* _Exercise_: Output exactly the lines from the first one down to the line containing "hospital_b = [17, 11, 19, 5, 14, 11]", inclusive.

* _Available data_:
· · · ·
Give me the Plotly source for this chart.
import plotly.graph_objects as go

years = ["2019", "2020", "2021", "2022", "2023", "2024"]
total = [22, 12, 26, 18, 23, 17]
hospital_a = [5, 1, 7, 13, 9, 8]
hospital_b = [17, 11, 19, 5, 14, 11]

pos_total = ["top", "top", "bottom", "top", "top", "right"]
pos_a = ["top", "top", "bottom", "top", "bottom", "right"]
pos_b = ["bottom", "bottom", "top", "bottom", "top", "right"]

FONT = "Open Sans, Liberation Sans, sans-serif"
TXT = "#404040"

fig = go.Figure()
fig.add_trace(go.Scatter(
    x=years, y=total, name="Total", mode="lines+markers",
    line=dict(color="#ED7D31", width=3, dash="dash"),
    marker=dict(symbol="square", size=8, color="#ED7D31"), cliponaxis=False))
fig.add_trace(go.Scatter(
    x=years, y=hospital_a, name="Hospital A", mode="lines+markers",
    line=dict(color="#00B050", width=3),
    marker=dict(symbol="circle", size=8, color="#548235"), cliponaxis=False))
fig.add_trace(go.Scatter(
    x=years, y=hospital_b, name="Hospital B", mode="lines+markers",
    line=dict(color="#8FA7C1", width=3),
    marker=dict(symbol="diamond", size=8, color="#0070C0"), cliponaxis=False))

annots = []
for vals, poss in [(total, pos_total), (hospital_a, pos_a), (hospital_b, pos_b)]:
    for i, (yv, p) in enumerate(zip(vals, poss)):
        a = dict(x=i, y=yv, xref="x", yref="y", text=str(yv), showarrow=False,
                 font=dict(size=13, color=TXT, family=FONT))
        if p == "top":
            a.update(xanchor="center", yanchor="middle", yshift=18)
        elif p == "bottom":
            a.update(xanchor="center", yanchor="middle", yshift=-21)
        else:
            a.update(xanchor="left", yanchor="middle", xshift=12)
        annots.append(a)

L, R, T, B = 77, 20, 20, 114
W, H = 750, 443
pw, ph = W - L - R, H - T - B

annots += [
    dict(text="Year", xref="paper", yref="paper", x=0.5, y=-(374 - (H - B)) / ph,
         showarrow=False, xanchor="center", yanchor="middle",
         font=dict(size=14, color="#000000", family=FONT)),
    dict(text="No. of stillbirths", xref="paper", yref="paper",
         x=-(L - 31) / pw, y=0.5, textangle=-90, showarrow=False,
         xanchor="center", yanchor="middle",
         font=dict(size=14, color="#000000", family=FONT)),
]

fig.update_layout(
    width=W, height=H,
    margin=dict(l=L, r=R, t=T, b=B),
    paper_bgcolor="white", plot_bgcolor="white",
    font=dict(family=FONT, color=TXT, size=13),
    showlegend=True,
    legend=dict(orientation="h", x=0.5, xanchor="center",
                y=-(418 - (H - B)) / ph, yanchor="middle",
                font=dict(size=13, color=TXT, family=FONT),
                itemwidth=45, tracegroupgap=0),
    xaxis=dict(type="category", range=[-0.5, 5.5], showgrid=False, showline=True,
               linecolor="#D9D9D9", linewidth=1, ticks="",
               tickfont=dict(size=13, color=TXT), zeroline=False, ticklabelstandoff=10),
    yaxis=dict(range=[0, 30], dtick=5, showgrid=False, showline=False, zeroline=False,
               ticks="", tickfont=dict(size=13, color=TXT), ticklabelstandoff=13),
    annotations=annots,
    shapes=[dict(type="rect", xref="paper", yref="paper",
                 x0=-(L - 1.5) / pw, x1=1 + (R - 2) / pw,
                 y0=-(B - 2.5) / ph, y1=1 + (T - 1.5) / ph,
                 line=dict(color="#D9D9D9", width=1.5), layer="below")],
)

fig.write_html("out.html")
· · · ·
* _The output_:
Give me the Plotly source for this chart.
import plotly.graph_objects as go

years = ["2019", "2020", "2021", "2022", "2023", "2024"]
total = [22, 12, 26, 18, 23, 17]
hospital_a = [5, 1, 7, 13, 9, 8]
hospital_b = [17, 11, 19, 5, 14, 11]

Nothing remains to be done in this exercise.